EWS Strawman Comparison
Hospitals do not assign survival odds (unless there is some morbid patient pool amongst healthcare professionals I am not aware of), so the researchers used EWS (Early Warning Score) as a baseline for comparison. The idea behind EWS is clinical deterioration can be seen through changes in multiple physiological measurements (e.g. blood pressure, pulse, oxygen etc.). EWS is NOT used as a predictor of mortality in practice, but an at-risk indicator understood in conjunction with patient diagnosis / assessment.
The reason why Google’s NN performs better than EWS alone (divorced from context of condition, which is not hospital practice) is likely due to it picking up key terms (e.g. “severe trauma”) in patient charts that are highly correlated to mortality. This hypothesis is partly validated by the case study where Google’s NN assigned higher mortality (19.9% vs 9.3% EWS) because it picked up terms like “malignant”, “metastatic”, and “cancer” (see diagram below) which us common folk know to be correlated with mortality.
It is doubtful if Google’s NN will be remarkably more “accurate” when pitted with expert assessments in practice vs. decontextualized diagnostic score at a 24 hour interval. I also call BS on claims that assigning mortality odds will improve healthcare – the whole point of the medical profession is helping patients beat those odds, not accepting an algorithmic fate.
People still get hit by lightning despite the odds.
And some even get hit by lightning more than once! Some articles cited the case study in the paper where after 24 hours of admission, Google’s NN gave a patient with breast cancer patient 19.9% chance of dying vs. EWS’s 9.3%. They make a big deal about the patient dying 10 days later as an indicator of the accuracy of Google’s NN merely because the odds given were 10% higher. If you were to accept these odds as literal predictive power (as the journalists have erroneously done), technically Google’s NN did no better because it gave the patient 80% survival rate which means she should have survived.

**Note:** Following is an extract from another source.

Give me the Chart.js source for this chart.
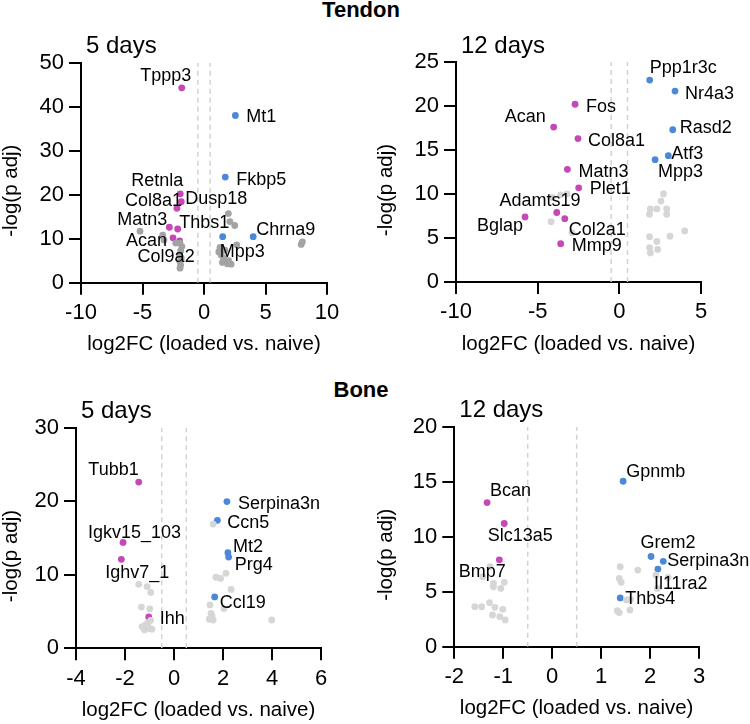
<!DOCTYPE html>
<html>
<head>
<meta charset="utf-8">
<script src="https://cdn.jsdelivr.net/npm/chart.js@4.4.1/dist/chart.umd.min.js"></script>
<style>
  body { margin: 0; background: #fff; }
  #page { position: relative; width: 750px; height: 724px; font-family: "Liberation Sans", Arial, sans-serif; }
  .group { position: absolute; left: 261px; width: 200px; text-align: center; font-weight: bold; font-size: 22px; line-height: 22px; color: #000; }
  .panel { position: absolute; }
</style>
</head>
<body>
<div id="page">
  <div class="group" style="top:-1px">Tendon</div>
  <div class="group" style="top:379px">Bone</div>
  <canvas class="panel" id="tendon5" width="375" height="362" style="left:0;top:0"></canvas>
  <canvas class="panel" id="tendon12" width="375" height="362" style="left:375px;top:0"></canvas>
  <canvas class="panel" id="bone5" width="375" height="362" style="left:0;top:362px"></canvas>
  <canvas class="panel" id="bone12" width="375" height="362" style="left:375px;top:362px"></canvas>
</div>
<script>
// Tendon, 5 days
const tendon5DownGenes = ['Tppp3', 'Retnla', 'Dusp18', 'Col8a1', 'Matn3', 'Thbs1', 'Acan', 'Col9a2'];
const tendon5DownFC = [-1.81, -1.93, -1.85, -2.2, -2.82, -2.14, -2.52, -1.98];
const tendon5DownP = [44.3, 20.2, 18.4, 16.9, 12.6, 12.2, 10.2, 9.5];
const tendon5UpGenes = ['Mt1', 'Fkbp5', 'Mpp3', 'Chrna9'];
const tendon5UpFC = [2.55, 1.73, 1.52, 4.0];
const tendon5UpP = [38.0, 24.0, 10.45, 10.45];
const tendon5OtherFC = [-5.2, -3.36, -3.25, -1.95, -1.8, -1.9, -2.0, -1.85, -1.95, -1.9, -1.95, -2.3,
  1.98, 2.1, 2.5, 2.66, 1.3, 1.2, 1.4, 1.6, 1.5, 1.9, 2.2, 1.7, 2.0, 8.0, 7.9];
const tendon5OtherP = [11.7, 10.8, 9.7, 9.0, 8.2, 7.2, 6.3, 5.6, 4.8, 4.0, 3.3, 9.0,
  15.7, 13.9, 13.0, 8.6, 8.0, 7.0, 6.3, 5.5, 4.6, 4.3, 4.2, 7.4, 5.0, 9.3, 8.7];

// Tendon, 12 days
const tendon12DownGenes = ['Fos', 'Acan', 'Col8a1', 'Matn3', 'Plet1', 'Adamts19', 'Col2a1', 'Bglap', 'Mmp9'];
const tendon12DownFC = [-2.71, -4.02, -2.53, -3.18, -2.49, -3.83, -3.34, -5.77, -3.59];
const tendon12DownP = [20.2, 17.6, 16.3, 12.8, 10.7, 7.9, 7.2, 7.4, 4.35];
const tendon12UpGenes = ['Ppp1r3c', 'Nr4a3', 'Rasd2', 'Atf3', 'Mpp3'];
const tendon12UpFC = [1.86, 3.41, 3.27, 3.0, 2.19];
const tendon12UpP = [22.95, 21.7, 17.3, 14.35, 13.9];
const tendon12OtherFC = [-4.18, -4.1, -3.6, -3.2, -2.9, 2.7, 2.55, 1.9, 2.3, 2.9, 1.85, 2.9,
  4.0, 3.1, 1.85, 2.3, 1.85, 2.35, 1.9];
const tendon12OtherP = [6.85, 9.6, 9.9, 10.0, 5.6, 10.0, 9.2, 8.3, 8.3, 8.3, 7.7, 7.7,
  5.8, 5.2, 5.15, 4.6, 3.9, 3.7, 3.3];

// Bone, 5 days
const bone5DownGenes = ['Tubb1', 'Igkv15_103', 'Ighv7_1', 'Ihh'];
const bone5DownFC = [-1.44, -2.08, -2.15, -1.03];
const bone5DownP = [22.6, 14.4, 12.1, 4.26];
const bone5UpGenes = ['Serpina3n', 'Ccn5', 'Mt2', 'Prg4', 'Ccl19'];
const bone5UpFC = [2.16, 1.77, 2.2, 2.23, 1.66];
const bone5UpP = [19.95, 17.4, 13.0, 12.4, 6.98];
const bone5OtherFC = [1.6, -1.44, -1.1, -0.95, -1.33, -0.99, -1.15, -1.3, -1.0, -1.2, -0.95, -0.9, -1.05,
  1.71, 1.9, 2.12, 2.33, 3.99, 1.47, 1.51, 1.44, 1.6, 1.55, 2.04];
const bone5OtherP = [16.9, 8.7, 8.4, 7.6, 5.6, 5.35, 3.2, 2.95, 2.7, 2.5, 3.8, 2.6, 3.5,
  9.66, 9.5, 10.2, 8.0, 3.85, 5.9, 4.76, 3.95, 3.85, 4.4, 5.4];

// Bone, 12 days
const bone12DownGenes = ['Bcan', 'Slc13a5', 'Bmp7'];
const bone12DownFC = [-1.33, -0.98, -1.08];
const bone12DownP = [13.1, 11.2, 7.9];
const bone12UpGenes = ['Gpnmb', 'Grem2', 'Serpina3n', 'Il11ra2', 'Thbs4'];
const bone12UpFC = [1.45, 2.02, 2.27, 2.16, 1.39];
const bone12UpP = [15.04, 8.2, 7.76, 7.06, 4.43];
const bone12OtherFC = [-1.27, -1.42, -1.2, -1.05, -0.98, -1.28, -1.58, -1.44, -1.17, -1.01, -1.22, -1.07, -0.96, -1.2,
  1.39, 1.75, 1.37, 1.41, 1.52, 1.33, 1.59, 1.37, 2.12, 2.37, 2.15, 1.6];
const bone12OtherP = [7.27, 6.36, 5.76, 5.3, 5.85, 4.0, 3.64, 3.64, 3.58, 3.4, 2.88, 2.73, 2.43, 5.45,
  7.27, 6.97, 6.2, 5.85, 4.25, 3.27, 3.34, 3.1, 6.5, 6.3, 5.3, 4.3];

// axis ranges: [min, max, step]
const tendon5XAxis = [-10, 10, 5];
const tendon5YAxis = [0, 50, 10];
const tendon12XAxis = [-10, 5, 5];
const tendon12YAxis = [0, 25, 5];
const bone5XAxis = [-4, 6, 2];
const bone5YAxis = [0, 30, 10];
const bone12XAxis = [-2, 3, 1];
const bone12YAxis = [0, 20, 5];
const foldCutoff = 0.5;

const FONT = '"Liberation Sans", Arial, sans-serif';
const DOWN_COLOR = '#c647b6';
const UP_COLOR = '#4b89d8';
Chart.defaults.font.family = FONT;
Chart.defaults.color = '#000';

// label placement relative to the point: [dx, dy, align]
const labelPlacement = {
  tendon5: {
    Tppp3: [-16, -12, 'center'], Retnla: [3, -13, 'right'], Dusp18: [4, -3, 'left'],
    Col8a1: [5, -7, 'right'], Matn3: [-2, -7, 'right'], Thbs1: [1.5, -6, 'left'],
    Acan: [-6, 3, 'right'], Col9a2: [15, 16, 'right'], Mt1: [11, 2, 'left'],
    Fkbp5: [11, 3, 'left'], Mpp3: [-3, 15, 'left'], Chrna9: [3, -7, 'left'],
  },
  tendon12: {
    Fos: [11, 3, 'left'], Acan: [-8, -10, 'right'], Col8a1: [10, 2, 'left'],
    Matn3: [11, 3, 'left'], Plet1: [11, 1, 'left'], Adamts19: [-16.7, -11, 'center'],
    Col2a1: [4, 11, 'left'], Bglap: [-2, 9, 'right'], Mmp9: [11, 2, 'left'],
    Ppp1r3c: [0, -12, 'left'], Nr4a3: [10, 3, 'left'], Rasd2: [7, -2, 'left'],
    Atf3: [3, -2, 'left'], Mpp3: [3, 12, 'left'],
  },
  bone5: {
    Tubb1: [0, -12, 'right'], Igkv15_103: [11.5, -9.4, 'center'], Ighv7_1: [-16, 14, 'left'],
    Ihh: [11, 2, 'left'], Serpina3n: [11, 2, 'left'], Ccn5: [10, 3, 'left'],
    Mt2: [5, -6, 'left'], Prg4: [6, 8, 'left'], Ccl19: [5, 6, 'left'],
  },
  bone12: {
    Bcan: [3, -12, 'left'], Slc13a5: [16, 13, 'center'], Bmp7: [-17, 12, 'center'],
    Gpnmb: [3, -9, 'left'], Grem2: [17, -13, 'center'], Serpina3n: [4, 0, 'left'],
    Il11ra2: [-4, 15, 'left'], Thbs4: [5, 1, 'left'],
  },
};

function points(xs, ys) {
  return xs.map((x, i) => ({ x, y: ys[i] }));
}

function cutoffLine(x, yMax) {
  return {
    data: [{ x, y: 0 }, { x, y: yMax }],
    showLine: true,
    borderColor: '#d2d2d2',
    borderWidth: 1.5,
    borderDash: [5, 4],
    pointRadius: 0,
  };
}

function dots(data, color) {
  return { data, backgroundColor: color, borderColor: color, borderWidth: 0, pointRadius: 3.4 };
}

function textPlugin(panel) {
  return {
    id: 'panelText',
    afterDatasetsDraw(chart) {
      const { ctx, chartArea } = chart;
      const midX = (chartArea.left + chartArea.right) / 2;
      const midY = (chartArea.top + chartArea.bottom) / 2;
      ctx.save();
      ctx.fillStyle = '#000';
      ctx.textBaseline = 'middle';

      ctx.font = `24px ${FONT}`;
      ctx.textAlign = 'left';
      ctx.fillText(panel.title, chartArea.left + 5, chartArea.top - 16);

      ctx.font = `20.5px ${FONT}`;
      ctx.textAlign = 'center';
      ctx.fillText('log2FC (loaded vs. naive)', midX, chartArea.bottom + 62);
      ctx.save();
      ctx.translate(11, midY + 18);
      ctx.rotate(-Math.PI / 2);
      ctx.fillText('-log(p adj)', 0, 0);
      ctx.restore();

      ctx.font = `18px ${FONT}`;
      const place = labelPlacement[panel.key];
      [[3, panel.downGenes], [4, panel.upGenes]].forEach(([index, genes]) => {
        const meta = chart.getDatasetMeta(index);
        genes.forEach((gene, i) => {
          const pt = meta.data[i];
          const [dx, dy, align] = place[gene];
          ctx.textAlign = align;
          ctx.fillText(gene, pt.x + dx, pt.y + dy);
        });
      });
      ctx.restore();
    },
  };
}

function axis(range, extra) {
  return Object.assign({
    type: 'linear',
    min: range[0],
    max: range[1],
    ticks: { stepSize: range[2], padding: 5, font: { size: 22 }, color: '#000', autoSkip: false, maxRotation: 0 },
    grid: { display: true, drawOnChartArea: false, drawTicks: true, tickLength: 12, color: '#000', lineWidth: 2 },
    border: { display: true, color: '#000', width: 2 },
  }, extra);
}

function buildPanel(panel) {
  const [left, top, right, bottom] = panel.area;
  new Chart(document.getElementById(panel.key), {
    type: 'scatter',
    data: {
      datasets: [
        cutoffLine(-foldCutoff, panel.yAxis[1]),
        cutoffLine(foldCutoff, panel.yAxis[1]),
        dots(points(panel.otherFC, panel.otherP), panel.otherColor),
        dots(points(panel.downFC, panel.downP), DOWN_COLOR),
        dots(points(panel.upFC, panel.upP), UP_COLOR),
      ],
    },
    options: {
      responsive: false,
      animation: false,
      events: [],
      layout: { padding: { left: 0, top, right: 375 - right, bottom: 362 - bottom - 60 } },
      plugins: { legend: { display: false }, tooltip: { enabled: false } },
      scales: {
        x: axis(panel.xAxis, { afterFit(scale) { scale.height = 60; } }),
        y: axis(panel.yAxis, { afterFit(scale) { scale.width = left; } }),
      },
    },
    plugins: [textPlugin(panel)],
  });
}

buildPanel({
  key: 'tendon5', title: '5 days', area: [81, 62.7, 327, 282.7],
  xAxis: tendon5XAxis, yAxis: tendon5YAxis, otherColor: '#a3a3a3',
  downGenes: tendon5DownGenes, downFC: tendon5DownFC, downP: tendon5DownP,
  upGenes: tendon5UpGenes, upFC: tendon5UpFC, upP: tendon5UpP,
  otherFC: tendon5OtherFC, otherP: tendon5OtherP,
});
buildPanel({
  key: 'tendon12', title: '12 days', area: [81, 62, 326, 282],
  xAxis: tendon12XAxis, yAxis: tendon12YAxis, otherColor: '#d6d6d6',
  downGenes: tendon12DownGenes, downFC: tendon12DownFC, downP: tendon12DownP,
  upGenes: tendon12UpGenes, upFC: tendon12UpFC, upP: tendon12UpP,
  otherFC: tendon12OtherFC, otherP: tendon12OtherP,
});
buildPanel({
  key: 'bone5', title: '5 days', area: [76, 65.7, 321, 286.3],
  xAxis: bone5XAxis, yAxis: bone5YAxis, otherColor: '#d6d6d6',
  downGenes: bone5DownGenes, downFC: bone5DownFC, downP: bone5DownP,
  upGenes: bone5UpGenes, upFC: bone5UpFC, upP: bone5UpP,
  otherFC: bone5OtherFC, otherP: bone5OtherP,
});
buildPanel({
  key: 'bone12', title: '12 days', area: [79.3, 64.7, 324, 284.7],
  xAxis: bone12XAxis, yAxis: bone12YAxis, otherColor: '#d6d6d6',
  downGenes: bone12DownGenes, downFC: bone12DownFC, downP: bone12DownP,
  upGenes: bone12UpGenes, upFC: bone12UpFC, upP: bone12UpP,
  otherFC: bone12OtherFC, otherP: bone12OtherP,
});
</script>
</body>
</html>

Whether 19.9% or 9.3% chance is moot, it is no different than being assigned odds of winning the lottery. Probabilities are not predictions – they are merely a rational framework to understand the chaotic world. There is no math nor model that can ascertain whether you would be the lucky / unlucky one.
Glorifying Curve-fitting
Despite the hype, deploying AI/Big Data/whatever is not a panacea for all ills. Most people do not realize Accuracy and Over-fitting are both sides of the same coin – both result in a high AUROC model. Methinks instead of the 19.9% odds Google’s NN gave the breast cancer patient, the journalists will do better to write about more meaningful contributions such as mathematical model for forecasting metastatic breast cancer survival, which was accomplished without requiring a crapload of servers and private medical data.